* [Supplied data]
::::::::
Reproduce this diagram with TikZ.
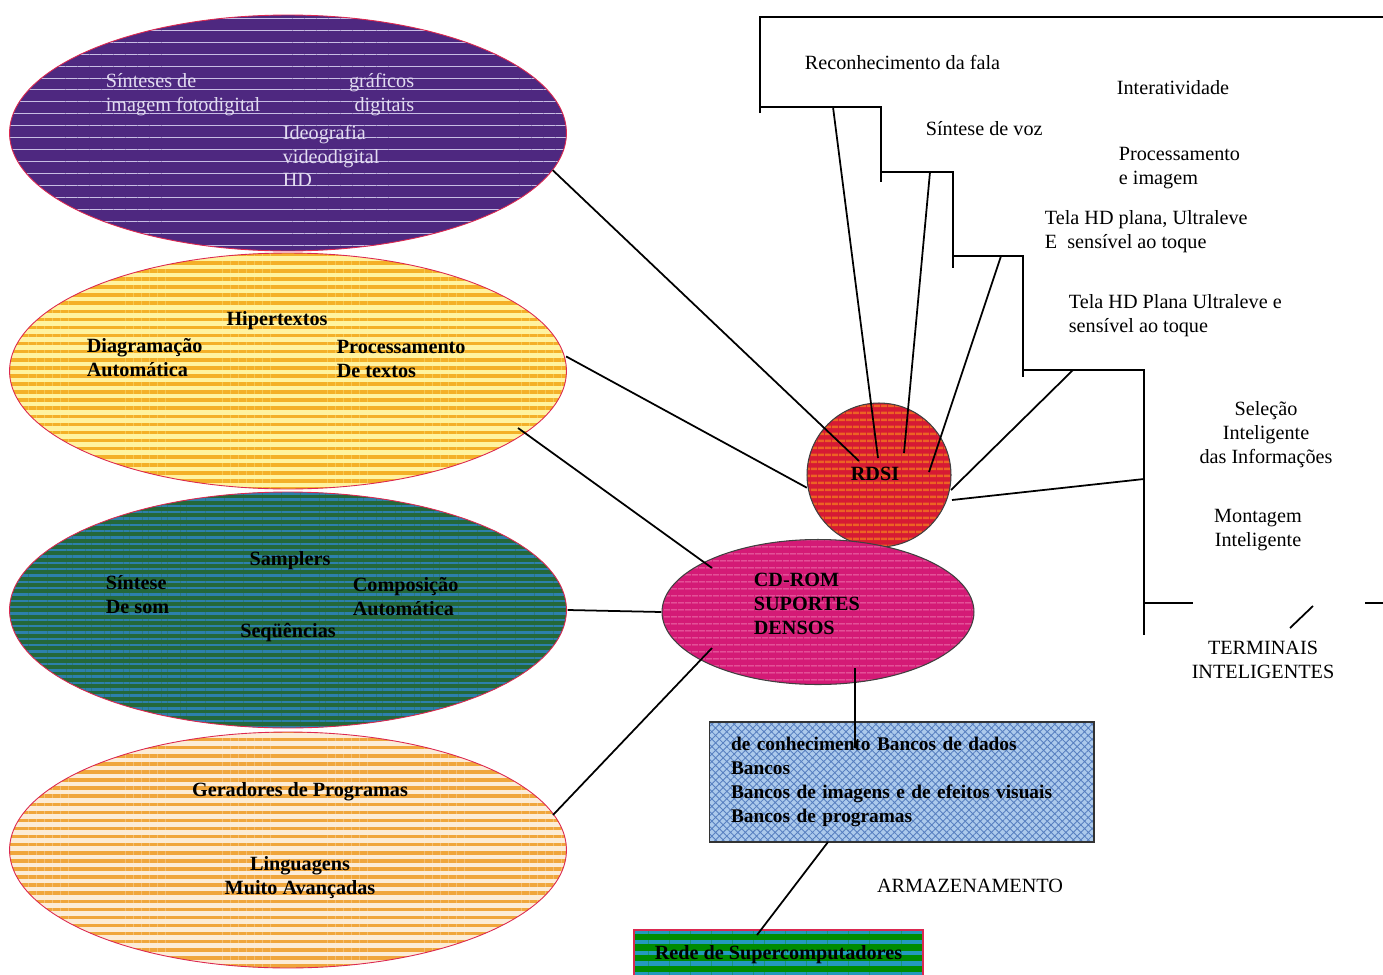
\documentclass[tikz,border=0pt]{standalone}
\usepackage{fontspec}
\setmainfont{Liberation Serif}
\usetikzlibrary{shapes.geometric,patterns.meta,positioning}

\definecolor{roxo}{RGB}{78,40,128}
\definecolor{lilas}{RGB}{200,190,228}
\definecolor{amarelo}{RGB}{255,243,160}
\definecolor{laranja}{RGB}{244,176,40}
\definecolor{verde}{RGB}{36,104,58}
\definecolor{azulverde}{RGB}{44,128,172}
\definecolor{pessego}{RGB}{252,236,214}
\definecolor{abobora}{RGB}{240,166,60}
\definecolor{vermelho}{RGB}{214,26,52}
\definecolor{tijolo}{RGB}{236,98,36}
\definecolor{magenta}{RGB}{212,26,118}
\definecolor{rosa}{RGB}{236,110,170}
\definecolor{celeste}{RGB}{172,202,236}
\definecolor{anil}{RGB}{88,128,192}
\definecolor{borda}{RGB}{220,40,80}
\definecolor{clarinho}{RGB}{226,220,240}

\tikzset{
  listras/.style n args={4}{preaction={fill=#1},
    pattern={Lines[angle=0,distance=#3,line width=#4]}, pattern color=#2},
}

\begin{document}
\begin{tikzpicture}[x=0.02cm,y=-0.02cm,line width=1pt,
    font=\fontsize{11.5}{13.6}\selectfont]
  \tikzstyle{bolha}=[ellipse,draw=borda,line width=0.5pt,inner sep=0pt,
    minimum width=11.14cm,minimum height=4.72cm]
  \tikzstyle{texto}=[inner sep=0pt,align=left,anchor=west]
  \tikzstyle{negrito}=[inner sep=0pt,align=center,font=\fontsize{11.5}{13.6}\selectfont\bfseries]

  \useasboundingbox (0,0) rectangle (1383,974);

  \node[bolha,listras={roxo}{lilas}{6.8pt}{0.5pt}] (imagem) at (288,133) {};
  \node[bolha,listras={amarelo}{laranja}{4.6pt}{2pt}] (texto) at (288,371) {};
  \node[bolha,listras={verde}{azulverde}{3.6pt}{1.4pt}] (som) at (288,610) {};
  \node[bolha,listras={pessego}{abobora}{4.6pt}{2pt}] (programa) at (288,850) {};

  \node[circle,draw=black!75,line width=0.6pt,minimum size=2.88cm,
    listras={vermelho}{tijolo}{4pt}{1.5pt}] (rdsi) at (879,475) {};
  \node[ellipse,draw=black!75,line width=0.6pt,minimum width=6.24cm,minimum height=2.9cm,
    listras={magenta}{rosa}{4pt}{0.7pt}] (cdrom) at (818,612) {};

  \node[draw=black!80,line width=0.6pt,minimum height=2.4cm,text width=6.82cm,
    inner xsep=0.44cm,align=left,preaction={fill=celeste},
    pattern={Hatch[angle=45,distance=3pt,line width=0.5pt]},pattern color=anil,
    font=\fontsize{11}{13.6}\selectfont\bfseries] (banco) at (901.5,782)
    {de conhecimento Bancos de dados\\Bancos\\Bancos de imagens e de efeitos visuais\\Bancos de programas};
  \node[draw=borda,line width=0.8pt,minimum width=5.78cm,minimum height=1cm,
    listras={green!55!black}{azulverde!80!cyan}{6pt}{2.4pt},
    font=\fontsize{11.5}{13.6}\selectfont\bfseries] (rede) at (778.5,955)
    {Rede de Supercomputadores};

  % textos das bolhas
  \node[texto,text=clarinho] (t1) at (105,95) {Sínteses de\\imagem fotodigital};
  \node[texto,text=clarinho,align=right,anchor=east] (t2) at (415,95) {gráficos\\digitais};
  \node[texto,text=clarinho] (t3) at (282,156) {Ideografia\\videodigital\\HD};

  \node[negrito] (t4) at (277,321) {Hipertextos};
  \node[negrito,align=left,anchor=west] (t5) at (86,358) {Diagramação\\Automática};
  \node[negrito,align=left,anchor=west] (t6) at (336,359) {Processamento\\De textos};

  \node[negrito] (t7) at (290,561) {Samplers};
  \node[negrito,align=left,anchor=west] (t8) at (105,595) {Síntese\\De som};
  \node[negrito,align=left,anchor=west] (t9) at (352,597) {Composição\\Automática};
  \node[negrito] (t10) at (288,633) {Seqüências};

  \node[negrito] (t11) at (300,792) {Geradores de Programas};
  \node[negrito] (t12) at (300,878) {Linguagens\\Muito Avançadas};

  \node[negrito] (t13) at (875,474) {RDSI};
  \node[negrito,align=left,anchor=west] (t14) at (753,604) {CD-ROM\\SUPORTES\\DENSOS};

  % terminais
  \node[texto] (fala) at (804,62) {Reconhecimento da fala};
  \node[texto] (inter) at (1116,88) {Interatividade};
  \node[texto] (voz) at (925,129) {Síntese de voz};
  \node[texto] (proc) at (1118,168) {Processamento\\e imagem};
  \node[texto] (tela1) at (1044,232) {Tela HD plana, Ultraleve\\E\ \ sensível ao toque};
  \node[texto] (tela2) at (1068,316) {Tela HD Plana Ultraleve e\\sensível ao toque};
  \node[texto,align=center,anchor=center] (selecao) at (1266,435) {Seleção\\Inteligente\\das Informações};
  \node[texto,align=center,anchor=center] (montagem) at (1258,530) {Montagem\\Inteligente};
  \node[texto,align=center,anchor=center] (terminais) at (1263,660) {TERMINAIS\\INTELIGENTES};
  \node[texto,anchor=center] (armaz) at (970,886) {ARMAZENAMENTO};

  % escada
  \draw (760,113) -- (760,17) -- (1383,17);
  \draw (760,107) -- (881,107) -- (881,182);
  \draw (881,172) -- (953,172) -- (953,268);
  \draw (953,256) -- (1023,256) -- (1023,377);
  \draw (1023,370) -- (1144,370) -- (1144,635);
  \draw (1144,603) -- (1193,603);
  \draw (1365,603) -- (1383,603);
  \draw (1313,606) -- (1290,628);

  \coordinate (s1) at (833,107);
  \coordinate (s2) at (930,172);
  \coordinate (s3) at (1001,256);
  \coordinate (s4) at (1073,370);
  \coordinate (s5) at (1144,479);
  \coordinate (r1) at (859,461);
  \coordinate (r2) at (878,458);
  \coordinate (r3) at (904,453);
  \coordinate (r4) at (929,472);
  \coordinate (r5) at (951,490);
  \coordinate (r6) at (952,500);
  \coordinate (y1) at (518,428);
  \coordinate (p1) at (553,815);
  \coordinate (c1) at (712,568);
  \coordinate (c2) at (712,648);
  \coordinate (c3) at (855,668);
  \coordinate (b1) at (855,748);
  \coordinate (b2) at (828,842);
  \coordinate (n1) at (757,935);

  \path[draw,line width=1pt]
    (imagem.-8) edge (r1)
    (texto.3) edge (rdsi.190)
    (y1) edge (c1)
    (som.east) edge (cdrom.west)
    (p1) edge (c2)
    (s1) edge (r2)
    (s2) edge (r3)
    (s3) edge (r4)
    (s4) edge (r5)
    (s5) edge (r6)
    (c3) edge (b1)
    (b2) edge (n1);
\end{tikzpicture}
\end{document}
::::::::
Reproduce all of the material above word for word. Omit the pictures.

Reproduce this diagram with TikZ.
\documentclass[tikz,border=0pt]{standalone}
\usepackage{fontspec}
\setmainfont{Liberation Serif}
\usetikzlibrary{shapes.geometric,patterns.meta,positioning}

\definecolor{roxo}{RGB}{78,40,128}
\definecolor{lilas}{RGB}{200,190,228}
\definecolor{amarelo}{RGB}{255,243,160}
\definecolor{laranja}{RGB}{244,176,40}
\definecolor{verde}{RGB}{36,104,58}
\definecolor{azulverde}{RGB}{44,128,172}
\definecolor{pessego}{RGB}{252,236,214}
\definecolor{abobora}{RGB}{240,166,60}
\definecolor{vermelho}{RGB}{214,26,52}
\definecolor{tijolo}{RGB}{236,98,36}
\definecolor{magenta}{RGB}{212,26,118}
\definecolor{rosa}{RGB}{236,110,170}
\definecolor{celeste}{RGB}{172,202,236}
\definecolor{anil}{RGB}{88,128,192}
\definecolor{borda}{RGB}{220,40,80}
\definecolor{clarinho}{RGB}{226,220,240}

\tikzset{
  listras/.style n args={4}{preaction={fill=#1},
    pattern={Lines[angle=0,distance=#3,line width=#4]}, pattern color=#2},
}

\begin{document}
\begin{tikzpicture}[x=0.02cm,y=-0.02cm,line width=1pt,
    font=\fontsize{11.5}{13.6}\selectfont]
  \tikzstyle{bolha}=[ellipse,draw=borda,line width=0.5pt,inner sep=0pt,
    minimum width=11.14cm,minimum height=4.72cm]
  \tikzstyle{texto}=[inner sep=0pt,align=left,anchor=west]
  \tikzstyle{negrito}=[inner sep=0pt,align=center,font=\fontsize{11.5}{13.6}\selectfont\bfseries]

  \useasboundingbox (0,0) rectangle (1383,974);

  \node[bolha,listras={roxo}{lilas}{6.8pt}{0.5pt}] (imagem) at (288,133) {};
  \node[bolha,listras={amarelo}{laranja}{4.6pt}{2pt}] (texto) at (288,371) {};
  \node[bolha,listras={verde}{azulverde}{3.6pt}{1.4pt}] (som) at (288,610) {};
  \node[bolha,listras={pessego}{abobora}{4.6pt}{2pt}] (programa) at (288,850) {};

  \node[circle,draw=black!75,line width=0.6pt,minimum size=2.88cm,
    listras={vermelho}{tijolo}{4pt}{1.5pt}] (rdsi) at (879,475) {};
  \node[ellipse,draw=black!75,line width=0.6pt,minimum width=6.24cm,minimum height=2.9cm,
    listras={magenta}{rosa}{4pt}{0.7pt}] (cdrom) at (818,612) {};

  \node[draw=black!80,line width=0.6pt,minimum height=2.4cm,text width=6.82cm,
    inner xsep=0.44cm,align=left,preaction={fill=celeste},
    pattern={Hatch[angle=45,distance=3pt,line width=0.5pt]},pattern color=anil,
    font=\fontsize{11}{13.6}\selectfont\bfseries] (banco) at (901.5,782)
    {de conhecimento Bancos de dados\\Bancos\\Bancos de imagens e de efeitos visuais\\Bancos de programas};
  \node[draw=borda,line width=0.8pt,minimum width=5.78cm,minimum height=1cm,
    listras={green!55!black}{azulverde!80!cyan}{6pt}{2.4pt},
    font=\fontsize{11.5}{13.6}\selectfont\bfseries] (rede) at (778.5,955)
    {Rede de Supercomputadores};

  % textos das bolhas
  \node[texto,text=clarinho] (t1) at (105,95) {Sínteses de\\imagem fotodigital};
  \node[texto,text=clarinho,align=right,anchor=east] (t2) at (415,95) {gráficos\\digitais};
  \node[texto,text=clarinho] (t3) at (282,156) {Ideografia\\videodigital\\HD};

  \node[negrito] (t4) at (277,321) {Hipertextos};
  \node[negrito,align=left,anchor=west] (t5) at (86,358) {Diagramação\\Automática};
  \node[negrito,align=left,anchor=west] (t6) at (336,359) {Processamento\\De textos};

  \node[negrito] (t7) at (290,561) {Samplers};
  \node[negrito,align=left,anchor=west] (t8) at (105,595) {Síntese\\De som};
  \node[negrito,align=left,anchor=west] (t9) at (352,597) {Composição\\Automática};
  \node[negrito] (t10) at (288,633) {Seqüências};

  \node[negrito] (t11) at (300,792) {Geradores de Programas};
  \node[negrito] (t12) at (300,878) {Linguagens\\Muito Avançadas};

  \node[negrito] (t13) at (875,474) {RDSI};
  \node[negrito,align=left,anchor=west] (t14) at (753,604) {CD-ROM\\SUPORTES\\DENSOS};

  % terminais
  \node[texto] (fala) at (804,62) {Reconhecimento da fala};
  \node[texto] (inter) at (1116,88) {Interatividade};
  \node[texto] (voz) at (925,129) {Síntese de voz};
  \node[texto] (proc) at (1118,168) {Processamento\\e imagem};
  \node[texto] (tela1) at (1044,232) {Tela HD plana, Ultraleve\\E\ \ sensível ao toque};
  \node[texto] (tela2) at (1068,316) {Tela HD Plana Ultraleve e\\sensível ao toque};
  \node[texto,align=center,anchor=center] (selecao) at (1266,435) {Seleção\\Inteligente\\das Informações};
  \node[texto,align=center,anchor=center] (montagem) at (1258,530) {Montagem\\Inteligente};
  \node[texto,align=center,anchor=center] (terminais) at (1263,660) {TERMINAIS\\INTELIGENTES};
  \node[texto,anchor=center] (armaz) at (970,886) {ARMAZENAMENTO};

  % escada
  \draw (760,113) -- (760,17) -- (1383,17);
  \draw (760,107) -- (881,107) -- (881,182);
  \draw (881,172) -- (953,172) -- (953,268);
  \draw (953,256) -- (1023,256) -- (1023,377);
  \draw (1023,370) -- (1144,370) -- (1144,635);
  \draw (1144,603) -- (1193,603);
  \draw (1365,603) -- (1383,603);
  \draw (1313,606) -- (1290,628);

  \coordinate (s1) at (833,107);
  \coordinate (s2) at (930,172);
  \coordinate (s3) at (1001,256);
  \coordinate (s4) at (1073,370);
  \coordinate (s5) at (1144,479);
  \coordinate (r1) at (859,461);
  \coordinate (r2) at (878,458);
  \coordinate (r3) at (904,453);
  \coordinate (r4) at (929,472);
  \coordinate (r5) at (951,490);
  \coordinate (r6) at (952,500);
  \coordinate (y1) at (518,428);
  \coordinate (p1) at (553,815);
  \coordinate (c1) at (712,568);
  \coordinate (c2) at (712,648);
  \coordinate (c3) at (855,668);
  \coordinate (b1) at (855,748);
  \coordinate (b2) at (828,842);
  \coordinate (n1) at (757,935);

  \path[draw,line width=1pt]
    (imagem.-8) edge (r1)
    (texto.3) edge (rdsi.190)
    (y1) edge (c1)
    (som.east) edge (cdrom.west)
    (p1) edge (c2)
    (s1) edge (r2)
    (s2) edge (r3)
    (s3) edge (r4)
    (s4) edge (r5)
    (s5) edge (r6)
    (c3) edge (b1)
    (b2) edge (n1);
\end{tikzpicture}
\end{document}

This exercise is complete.